Rossignol occupe le Prologue, vantant le domaine paradisiaque des oiseaux, avant l’apparition d’Hoffegut et Ratefreund – que l’on trouve traduit par Bonespoir et Fidelami –, humains qui, déçus par la corruption alentour, ont gagnés le royaume des cieux. Le roi Huppe règne sur ce dernier, mais souffre de l’absence d’un domaine à part entière, puisque l’air appartient à tous. Ratefreund propose alors d’édifier une forteresse qui empêcherait tout contact avec les hommes et les dieux. D’abord réticents, les volatiles saisissent vite qu’il y gagneront un regain de pouvoir. Une page amoureuse entre Hoffegut et Rossignol ouvre l’Acte II, avant l’arrivée de Prometheus. Ce dernier vient raisonner les oiseaux en voie de se soulever contre les dieux. Peine perdue : une tempête envoyée par Zeus anéanti la cité et conduit les inconscients à la repentance. Ratefreund se résigne ; Hoffegut ne peut s’y résoudre.

Pour en fêter le centenaire, la Bayerische Staatsoper programme cet ouvrage plutôt rare de notre côté du Rhin. La crise sanitaire ayant compromis l’accueil du public, c’est grâce au site de l’institution munichoise que nous assistons à la première. Frank Castorf [lire nos chroniques de De la maison des morts, Das Rheingold, Die Walküre, Siegfried et Götterdämmerung] en signe la mise en scène désolante qui s’appuie sur le décor impressionnant d’Aleksandar Denić. Impressionnant de vacuité, pour tout dire, car à quoi bon cette tournette portant une semi-friche urbaine (palissades et escaliers, bâches de plastique, etc.) qui ne peint peut-être que la laideur capitaliste ? Ces clins d’œil lamentables à Hitchcock comme aux groupes rock The Byrds et The Eagles ? Ce tableau de Rubens ? Cet uniforme nazi ?... S’il y a un brin de signification, l’hermétisme en est soigneusement entretenu, mais nous soupçonnons plutôt qu’accumulation et gesticulation viennent combler l’absence de pensée.

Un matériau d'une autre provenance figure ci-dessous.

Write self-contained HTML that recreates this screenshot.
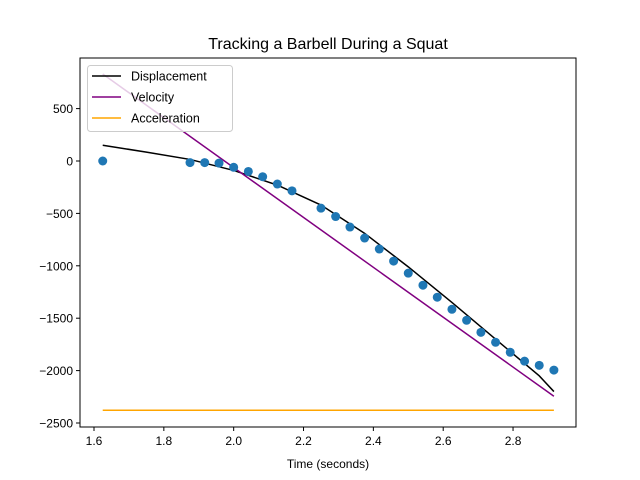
<!DOCTYPE html>
<html><head><meta charset="utf-8"><style>
body{margin:0;background:#fff}
svg{display:block;font-family:"Liberation Sans","DejaVu Sans",sans-serif}
</style></head><body>
<svg id="chart" width="640" height="480"></svg>
<script>
const pointTimes=[1.625,1.875,1.917,1.958,2.0,2.042,2.083,2.125,2.167,2.25,2.292,2.333,2.375,2.417,2.458,2.5,2.542,2.583,2.625,2.667,2.708,2.75,2.792,2.833,2.875,2.917];
const pointValues=[0,-15,-15,-20,-60,-100,-150,-220,-285,-450,-530,-630,-735,-840,-955,-1070,-1185,-1300,-1415,-1520,-1635,-1730,-1825,-1910,-1950,-1995];
const dispTimes=[1.625,1.75,1.875,2.0,2.125,2.25,2.375,2.5,2.625,2.75,2.875,2.917];
const dispValues=[150,85,15,-90,-230,-420,-690,-1010,-1350,-1700,-2050,-2200];
const velTimes=[1.625,2.917];
const velValues=[830,-2245];
const accTimes=[1.625,2.917];
const accValues=[-2378,-2378];
const xTicks=[1.6,1.8,2.0,2.2,2.4,2.6,2.8];
const yTicks=[500,0,-500,-1000,-1500,-2000,-2500];

const NS="http://www.w3.org/2000/svg";
const svg=document.getElementById('chart');
const L=80,R=576,T=58,B=427;
const X=v=>94+(v-1.6)*349.2;
const Y=v=>161-v*0.1048;
function mk(tag,at,parent){const e=document.createElementNS(NS,tag);for(const k in at)e.setAttribute(k,at[k]);(parent||svg).appendChild(e);return e;}

const title=mk('text',{x:328,y:49,'text-anchor':'middle','font-size':16,fill:'#000'});
title.textContent='Tracking a Barbell During a Squat';



const defs=mk('defs',{});
const cp=mk('clipPath',{id:'clip'},defs);
mk('rect',{x:L,y:T,width:R-L,height:B-T},cp);
const plot=mk('g',{'clip-path':'url(#clip)'});



function line(ts,vs,color,name){
  const p=mk('polyline',{points:ts.map((t,i)=>X(t)+','+Y(vs[i])).join(' '),fill:'none',stroke:color,'stroke-width':1.5},plot);
  
  
}
line(dispTimes,dispValues,'#000','displacement-line');
line(velTimes,velValues,'purple','velocity-line');
line(accTimes,accValues,'orange','acceleration-line');
pointTimes.forEach((t,i)=>{
  const c=mk('circle',{cx:X(t),cy:Y(pointValues[i]),r:4.5,fill:'#1f77b4'},plot);
  
  
});

const frame=mk('rect',{x:L,y:T,width:R-L,height:B-T,fill:'none',stroke:'#000','stroke-width':1});



xTicks.forEach(v=>{
  const x=X(v);
  const tk=mk('line',{x1:x,x2:x,y1:B,y2:B+4,stroke:'#000'});
  
  
  const t=mk('text',{x:x,y:B+18,'text-anchor':'middle','font-size':12,fill:'#000'});
  t.textContent=v.toFixed(1);
  
  
});
yTicks.forEach(v=>{
  const y=Y(v);
  const tk=mk('line',{x1:L-4,x2:L,y1:y,y2:y,stroke:'#000'});
  
  
  const t=mk('text',{x:L-7,y:y+4.5,'text-anchor':'end','font-size':12,fill:'#000'});
  t.textContent=v<0?'\u2212'+(-v):String(v);
  
  
});
const xl=mk('text',{x:328,y:468,'text-anchor':'middle','font-size':12,fill:'#000'});
xl.textContent='Time (seconds)';



const lg=mk('g',{});


mk('rect',{x:87.5,y:65.5,width:145,height:66,rx:3,fill:'#fff','fill-opacity':0.8,stroke:'#ccc'},lg);
[['Displacement','#000'],['Velocity','purple'],['Acceleration','orange']].forEach((e,i)=>{
  const y=76+i*21;
  const g=mk('g',{},lg);
  
  
  mk('line',{x1:92,x2:121,y1:y,y2:y,stroke:e[1],'stroke-width':1.5},g);
  const t=mk('text',{x:131,y:y+4.5,'font-size':12.5,fill:'#000'},g);
  t.textContent=e[0];
});
</script>
</body></html>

Fort heureusement, la qualité des artistes lyriques aide à tenir le choc. Caroline Wettergreen (Rossignol) offre un colorature infaillible et chaleureux, sur toute la tessiture. Ses consœurs sont également fiables : Emily Pogorelc (Troglodyte), Eliza Boom (Première Grive) et Yajie Zhang (Seconde Grive). Côté masculin, Charles Workman (Hoffegut) surprend par une souplesse qu’on ne lui connaissait plus trop, tandis que Michael Nagy (Ratefreund) séduit par une ampleur sûre qu’il conserve sur la longueur. Parmi les oiseaux qu’incarnent Bálint Szabó (Aigle), George Vîrban (Flamant), Theodore Platt (Corbeau) et Günter Papendell (Huppe), ces deux derniers ont notre préférence : le premier pour sa saine projection, le second pour un timbre cuivré que n’atténuent pas les notes graves [lire nos chroniques de Medea, Les bienveillantes et The Bassarids]. Enfin, Wolfgang Koch (Prometheus) séduit par sa bonne santé vocale, source de nuances inattendues [lire nos chroniques de Lohengrin, Palestrina, Fidelio, Die Frau ohne Schatten à Salzbourg et à Munich, Die Meistersinger von Nürnberg, Dantons Tod et d’Il trittico, enfin de Parsifal à Salzbourg, Berlin et Munich].

Postromantisme oblige, la partition scintille d’échos straussiens et wagnériens, mais l’on songe aussi à Schreker, Weill ou Debussy. En fosse (relevée) avec l’orchestre maison, Ingo Metzmacher la sert avec légèreté et tendresse… à l’inverse de Castorf qui mitraille les planches de coups de talons hauts.